#### Requirement
Write the lines out again, from the top of the material to the line containing "from matplotlib.ticker import", pictures excluded.
+++
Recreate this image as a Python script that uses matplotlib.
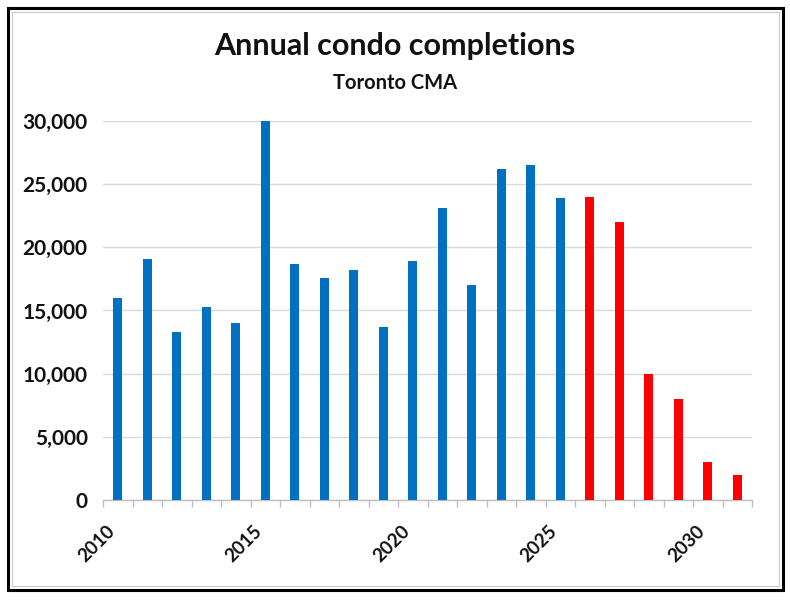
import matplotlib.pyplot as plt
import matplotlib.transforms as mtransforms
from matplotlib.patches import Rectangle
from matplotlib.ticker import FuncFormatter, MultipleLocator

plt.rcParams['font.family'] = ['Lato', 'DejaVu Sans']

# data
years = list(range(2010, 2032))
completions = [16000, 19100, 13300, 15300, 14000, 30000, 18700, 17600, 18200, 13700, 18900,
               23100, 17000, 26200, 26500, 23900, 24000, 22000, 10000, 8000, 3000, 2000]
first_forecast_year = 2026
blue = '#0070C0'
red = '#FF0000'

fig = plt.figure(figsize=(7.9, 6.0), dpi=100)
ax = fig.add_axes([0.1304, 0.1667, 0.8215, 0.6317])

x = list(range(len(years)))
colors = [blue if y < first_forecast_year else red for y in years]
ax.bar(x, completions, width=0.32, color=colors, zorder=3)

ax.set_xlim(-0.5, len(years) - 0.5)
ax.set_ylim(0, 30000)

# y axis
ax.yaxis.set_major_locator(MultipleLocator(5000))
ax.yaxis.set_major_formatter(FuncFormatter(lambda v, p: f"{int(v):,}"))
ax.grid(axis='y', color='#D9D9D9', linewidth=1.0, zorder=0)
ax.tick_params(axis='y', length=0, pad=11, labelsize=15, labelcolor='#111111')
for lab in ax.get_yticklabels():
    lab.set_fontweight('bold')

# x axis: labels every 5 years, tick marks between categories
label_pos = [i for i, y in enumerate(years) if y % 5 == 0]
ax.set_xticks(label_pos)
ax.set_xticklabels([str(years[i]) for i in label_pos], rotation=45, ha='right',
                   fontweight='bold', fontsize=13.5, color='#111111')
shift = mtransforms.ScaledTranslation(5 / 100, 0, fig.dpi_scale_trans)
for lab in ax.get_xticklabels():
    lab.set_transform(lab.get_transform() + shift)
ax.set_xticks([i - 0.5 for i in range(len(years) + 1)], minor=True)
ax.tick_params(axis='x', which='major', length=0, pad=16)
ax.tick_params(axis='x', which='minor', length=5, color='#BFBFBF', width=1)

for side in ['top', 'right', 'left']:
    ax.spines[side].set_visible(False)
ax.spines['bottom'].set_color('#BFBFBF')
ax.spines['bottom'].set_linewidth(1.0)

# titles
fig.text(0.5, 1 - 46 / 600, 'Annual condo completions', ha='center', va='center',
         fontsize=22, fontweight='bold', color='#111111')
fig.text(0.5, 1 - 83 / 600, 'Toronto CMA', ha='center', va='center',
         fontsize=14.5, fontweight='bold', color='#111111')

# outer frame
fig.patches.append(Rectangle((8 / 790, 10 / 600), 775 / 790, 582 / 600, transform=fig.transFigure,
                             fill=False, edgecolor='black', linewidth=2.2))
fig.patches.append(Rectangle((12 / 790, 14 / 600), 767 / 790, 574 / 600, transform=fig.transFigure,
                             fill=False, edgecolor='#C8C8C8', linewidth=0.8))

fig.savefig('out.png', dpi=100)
+++
#### Response for this exercise
Recreate this image as a Python script that uses matplotlib.
import matplotlib.pyplot as plt
import matplotlib.transforms as mtransforms
from matplotlib.patches import Rectangle
from matplotlib.ticker import FuncFormatter, MultipleLocator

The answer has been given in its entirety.